Allen appears to prefer the fourth proposal based upon the date correspondence in the Nuttall Codex and his interpretation of the danzante figures at Monte Albán. Contrary to Allen’s preference, this is probably the least viable of the alternatives. The Nuttall Codex is a Mixtec document probably dating to the fifteenth century. The Mixtecs are a Central Mexican culture group who are distant in language and culture from the area where the majority of the Book of Mormon took place. On these grounds alone the connection between a date in the Nuttall and anything in the Book of Mormon is questionable. The Mixtec calendar used the same general system as most Mesoamerican calendars. They combine day, month, and year signs into sets that recur every fifty-two years. In all of the Mesoamerican calendars, only the Maya Long Count used a fixed date in history in addition to the fifty-two-year cycle. Therefore, while it is relatively easy to know when a Maya Long Count date correlates to the Western calendar, most Mesoamerican dates recur every fifty-two years and we cannot tell from that date alone in which fifty-two-year cycle it occurred. It is rather like having a month/day calendar, but no year date. We might know, for instance, that April 6 is an important date, but seeing the date alone does not tell us the particular year in which April 6 occurs.

Allen prefers this reading because he accepts Monte Albán as the probable site for the city of Mulek and reads the danzante figures as reminiscences of the Babylonian captivity. Monte Albán was an important Zapotec center in Oaxaca that began its history around 500 B.C. Archaeologist Susan Toby Evans describes the danzantes: “One monumental construction that may possibly have been established in Monte Albán Early I phase [500–300 B.C.] is a collection of bas-relief portraits, the danzantes, called “dancers” because of their unusual postures. To date, over 300 danzante sculptures have been recovered, many of them reused as steps in later buildings. Many scholars believe that these are portraits of sacrificial victims… but an alternative view presents them as figures undergoing age-set rituals.” The sacrificial reading might correlate with Allen’s reading only in that it was captives who were sacrificed. However, even in that case, the iconography appears to emphasize the sacrifice, not the captivity. Equally certainly, these sacrifices did not survive their captivity, which is required for Allen’s “born in Babylon” hypothesis.

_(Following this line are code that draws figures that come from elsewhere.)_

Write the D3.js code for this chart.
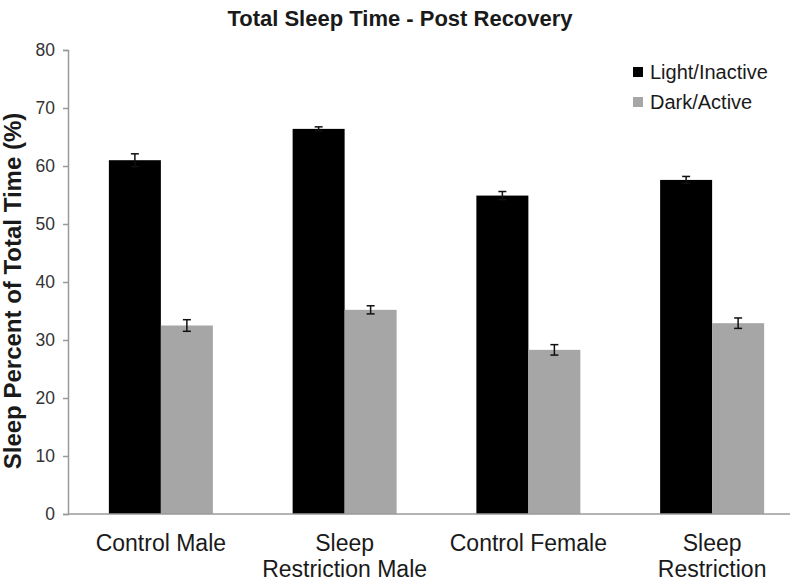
<!DOCTYPE html>
<html>
<head>
<meta charset="utf-8">
<script src="https://cdn.jsdelivr.net/npm/d3@7"></script>
<style>
  body { margin: 0; background: #fff; }
  text { font-family: "Liberation Sans", Arial, sans-serif; }
</style>
</head>
<body>
<svg id="chart" width="800" height="583"></svg>
<script>
const categories = [["Control Male"], ["Sleep", "Restriction Male"], ["Control Female"], ["Sleep", "Restriction"]];
const seriesNames = ["Light/Inactive", "Dark/Active"];
const lightValues = [61.0, 66.4, 54.9, 57.6];
const lightErrors = [1.1, 0.35, 0.7, 0.6];
const darkValues = [32.5, 35.2, 28.3, 32.9];
const darkErrors = [1.0, 0.7, 0.9, 0.9];
const yTicks = [0, 10, 20, 30, 40, 50, 60, 70, 80];
const colors = ["#000000", "#a6a6a6"];

const svg = d3.select("#chart");
const W = 800, H = 583;
const plotLeft = 68, plotRight = 790, plotTop = 50, plotBottom = 514;

const x0 = d3.scaleBand().domain(d3.range(categories.length))
  .range([69, 804]).paddingInner(0).paddingOuter(0);
const x1 = d3.scaleBand().domain([0, 1]).range([0, x0.bandwidth()]).paddingInner(0).paddingOuter(0.767);
const y = d3.scaleLinear().domain([0, 80]).range([plotBottom, plotTop]);

// Title
svg.append("text").attr("x", 400).attr("y", 26).attr("text-anchor", "middle")
  .attr("font-size", 22).attr("font-weight", "bold").attr("fill", "#1a1a1a")
  .text("Total Sleep Time - Post Recovery");

// Y axis
const yAxis = svg.append("g").attr("transform", `translate(${plotLeft},0)`)
  .call(d3.axisLeft(y).tickValues(yTicks).tickSize(5).tickPadding(8));
yAxis.select(".domain").attr("stroke", "#9a9a9a").attr("stroke-width", 1.5);
yAxis.selectAll(".tick line").attr("stroke", "#9a9a9a").attr("stroke-width", 1.5);
yAxis.selectAll(".tick text").attr("font-size", 17.5).attr("fill", "#333")
  .style("font-family", '"Liberation Sans", Arial, sans-serif');

// Y label
svg.append("text").attr("transform", `translate(21,291) rotate(-90)`)
  .attr("text-anchor", "middle").attr("font-size", 24).attr("font-weight", "bold")
  .attr("fill", "#1a1a1a").text("Sleep Percent of Total Time (%)");

// Bars
const data = categories.map((c, i) => ({
  i, vals: [
    { s: 0, v: lightValues[i], e: lightErrors[i] },
    { s: 1, v: darkValues[i], e: darkErrors[i] }
  ]
}));
const groups = svg.append("g").selectAll("g").data(data).join("g")
  .attr("transform", d => `translate(${x0(d.i)},0)`);
groups.selectAll("rect").data(d => d.vals).join("rect")
  .attr("x", d => x1(d.s)).attr("width", x1.bandwidth())
  .attr("y", d => y(d.v)).attr("height", d => y(0) - y(d.v))
  .attr("fill", d => colors[d.s]);

// Error bars
const eb = groups.selectAll("g.err").data(d => d.vals).join("g").attr("class", "err");
eb.append("line")
  .attr("x1", d => x1(d.s) + x1.bandwidth() / 2).attr("x2", d => x1(d.s) + x1.bandwidth() / 2)
  .attr("y1", d => y(d.v + d.e)).attr("y2", d => y(d.v - d.e))
  .attr("stroke", "#111").attr("stroke-width", 1.5);
eb.selectAll("line.cap").data(d => [d.v + d.e, d.v - d.e].map(v => ({ v, s: d.s }))).join("line")
  .attr("class", "cap")
  .attr("x1", d => x1(d.s) + x1.bandwidth() / 2 - 4).attr("x2", d => x1(d.s) + x1.bandwidth() / 2 + 4)
  .attr("y1", d => y(d.v)).attr("y2", d => y(d.v))
  .attr("stroke", "#111").attr("stroke-width", 1.5);

// X axis line
svg.append("line").attr("x1", plotLeft).attr("x2", plotRight)
  .attr("y1", y(0)).attr("y2", y(0)).attr("stroke", "#9a9a9a").attr("stroke-width", 1.5);

// Category labels
const cl = svg.append("g").selectAll("text").data(categories).join("text")
  .attr("x", (d, i) => x0(i) + x0.bandwidth() / 2).attr("y", 551)
  .attr("text-anchor", "middle").attr("font-size", 23).attr("fill", "#1a1a1a");
cl.selectAll("tspan").data(d => d).join("tspan")
  .attr("x", function () { return d3.select(this.parentNode).attr("x"); })
  .attr("dy", (d, j) => j === 0 ? 0 : 26).text(d => d);

// Legend
const lg = svg.append("g").selectAll("g").data(seriesNames).join("g")
  .attr("transform", (d, i) => `translate(633,${72 + i * 30})`);
lg.append("rect").attr("x", 0).attr("y", -5).attr("width", 10).attr("height", 10)
  .attr("fill", (d, i) => colors[i]);
lg.append("text").attr("x", 17).attr("y", 7).attr("font-size", 20).attr("fill", "#1a1a1a").text(d => d);
</script>
</body>
</html>
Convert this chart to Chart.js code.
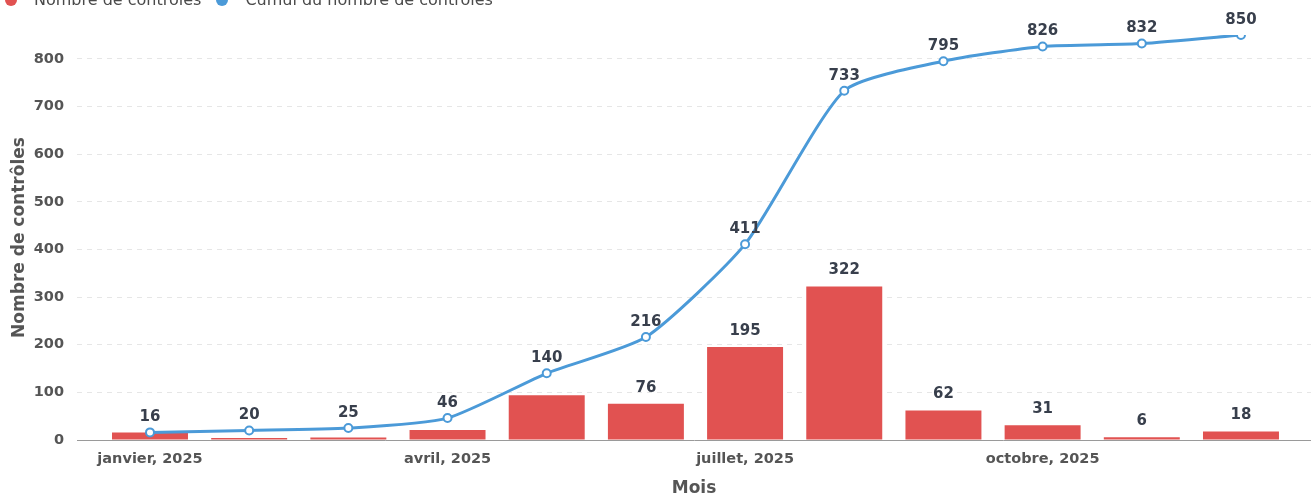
<!DOCTYPE html>
<html lang="fr">
<head>
<meta charset="utf-8">
<title>Contrôles 2025</title>
<script src="https://cdn.jsdelivr.net/npm/chart.js@4/dist/chart.umd.min.js"></script>
<style>
  html, body { margin: 0; padding: 0; background: #ffffff; overflow: hidden; }
  #wrap { position: relative; width: 1311px; height: 496px; overflow: hidden; }
  #box { position: absolute; left: 0; top: 0; width: 1317px; height: 499px; }
  #legend {
    position: absolute; left: 0; top: -10px;
    display: flex; align-items: center;
    font-family: "DejaVu Sans", sans-serif; font-size: 16px; line-height: 19px;
    color: #4a4a4a; white-space: nowrap;
  }
  #legend .item { display: flex; align-items: center; margin-right: 10px; }
  #legend .dot { width: 12px; height: 12px; border-radius: 50%; margin: 0 17px 0 5px; }
</style>
</head>
<body>
<div id="wrap">
  <div id="box"><canvas id="chart"></canvas></div>
  <div id="legend"></div>
</div>
<script>
// Monthly number of checks in 2025 and the running total.
const monthLabels = [
  'janvier, 2025', 'février, 2025', 'mars, 2025', 'avril, 2025',
  'mai, 2025', 'juin, 2025', 'juillet, 2025', 'août, 2025',
  'septembre, 2025', 'octobre, 2025', 'novembre, 2025', 'décembre, 2025'
];
const monthlyChecks    = [16, 4, 5, 21, 94, 76, 195, 322, 62, 31, 6, 18];
const cumulativeChecks = [16, 20, 25, 46, 140, 216, 411, 733, 795, 826, 832, 850];
const xTickMonths = [0, 3, 6, 9];
const yTickValues = [0, 100, 200, 300, 400, 500, 600, 700, 800];

const RED = '#e15251';
const BLUE = '#4b9ad8';
const FONT = '"DejaVu Sans", sans-serif';

const monthIndex = monthLabels.map((_, i) => i);
const barPoints  = monthIndex.map(i => ({ x: i, y: monthlyChecks[i] }));
const linePoints = monthIndex.map(i => ({ x: i, y: cumulativeChecks[i] }));

Chart.defaults.font.family = FONT;

// Value labels above points and bars; a bar label is skipped when it
// would collide with a line label or a line marker.
const valueLabels = {
  id: 'valueLabels',
  afterDatasetsDraw(chart) {
    const ctx = chart.ctx;
    const barMeta = chart.getDatasetMeta(0);
    const lineMeta = chart.getDatasetMeta(1);
    const lineLift = 15;
    const barLift = 16;
    const half = 8;
    const taken = [];
    const hits = (a, b) => a.l < b.r && a.r > b.l && a.t < b.b && a.b > b.t;
    ctx.save();
    ctx.font = 'bold 15px ' + FONT;
    ctx.fillStyle = '#383f4c';
    ctx.textAlign = 'center';
    ctx.textBaseline = 'middle';
    lineMeta.data.forEach((pt, i) => {
      const text = String(chart.data.datasets[1].data[i].y);
      const w = ctx.measureText(text).width;
      const y = pt.y - lineLift;
      taken.push({ l: pt.x - w / 2, r: pt.x + w / 2, t: y - half, b: y + half });
      taken.push({ l: pt.x - 6, r: pt.x + 6, t: pt.y - 6, b: pt.y + 6 });
      ctx.fillText(text, pt.x, y);
    });
    barMeta.data.forEach((bar, i) => {
      const text = String(chart.data.datasets[0].data[i].y);
      const w = ctx.measureText(text).width;
      const y = bar.y - barLift;
      const box = { l: bar.x - w / 2, r: bar.x + w / 2, t: y - half, b: y + half };
      if (taken.some(t => hits(t, box))) return;
      ctx.fillText(text, bar.x, y);
    });
    ctx.restore();
  }
};

const chart = new Chart(document.getElementById('chart'), {
  type: 'bar',
  data: {
    datasets: [
      {
        type: 'bar',
        label: 'Nombre de contrôles',
        data: barPoints,
        backgroundColor: RED,
        borderWidth: 0,
        barPercentage: 0.766,
        categoryPercentage: 1,
        order: 2
      },
      {
        type: 'line',
        label: 'Cumul du nombre de contrôles',
        data: linePoints,
        borderColor: BLUE,
        backgroundColor: BLUE,
        borderWidth: 3,
        tension: 0.2,
        pointRadius: 4,
        pointBorderWidth: 2,
        pointBackgroundColor: '#ffffff',
        pointBorderColor: BLUE,
        order: 1
      }
    ]
  },
  options: {
    responsive: true,
    maintainAspectRatio: false,
    animation: false,
    layout: { padding: { top: 35, left: 0, right: 0, bottom: 0 } },
    plugins: {
      legend: { display: false },
      tooltip: { enabled: false }
    },
    scales: {
      x: {
        type: 'linear',
        min: -0.736,
        max: 11.706,
        offset: false,
        afterBuildTicks: s => { s.ticks = xTickMonths.map(v => ({ value: v })); },
        afterFit: s => { s.height = 59; },
        ticks: {
          callback: v => monthLabels[v],
          autoSkip: false,
          maxRotation: 0,
          font: { size: 14.5, weight: 'bold' },
          color: '#555555',
          padding: 3
        },
        grid: { display: false, offset: false },
        border: { display: true, color: '#9a9a9a', width: 1 },
        title: {
          display: true,
          text: 'Mois',
          font: { size: 17, weight: 'bold' },
          color: '#555555',
          padding: { top: 0, bottom: 0 }
        }
      },
      y: {
        min: 0,
        max: 850,
        afterBuildTicks: s => { s.ticks = yTickValues.map(v => ({ value: v })); },
        afterFit: s => { s.width = 77; },
        ticks: {
          font: { size: 14.5, weight: 'bold' },
          color: '#555555',
          padding: 13
        },
        grid: { color: '#e6e6e6', lineWidth: 1, drawTicks: false },
        border: { display: false, dash: [5, 5] },
        title: {
          display: true,
          text: 'Nombre de contrôles',
          font: { size: 17, weight: 'bold' },
          color: '#555555',
          padding: { top: 9, bottom: 0 }
        }
      }
    }
  },
  plugins: [valueLabels]
});

// Legend built from the chart's own datasets.
const legend = document.getElementById('legend');
chart.data.datasets.forEach(ds => {
  const item = document.createElement('span');
  item.className = 'item';
  const dot = document.createElement('span');
  dot.className = 'dot';
  dot.style.background = ds.type === 'line' ? ds.borderColor : ds.backgroundColor;
  const text = document.createElement('span');
  text.textContent = ds.label;
  item.appendChild(dot);
  item.appendChild(text);
  legend.appendChild(item);
});
</script>
</body>
</html>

I follow Sorenson’s hypothesis which locates the city of Mulek at La Venta rather than Monte Albán. The internal distances in Sorenson’s correlation appear to fit the data better and suggest that Allen may have been over-influenced by the danzante figures to accept Monte Albán.

As a final issue with the “born in Babylon” hypothesis, Omni 1:15 notes: “The people of Zarahemla came out from Jerusalem at the time that Zedekiah, king of Judah, was carried away captive into Babylon.” “At the time” does not seem to allow time for a child to be born in the Babylonian captivity.

In any case, the political unrest was sufficient reason for Mulek and his associates to flee from Jerusalem. It also seems reasonable, if Mulek was Zedekiah’s actual son, that he escaped death with his brothers by being a young child or an infant, even an unborn infant. His status as a nominal prince (or, if not Zedekiah’s son, his possible important court position) would explain why the city was named for him.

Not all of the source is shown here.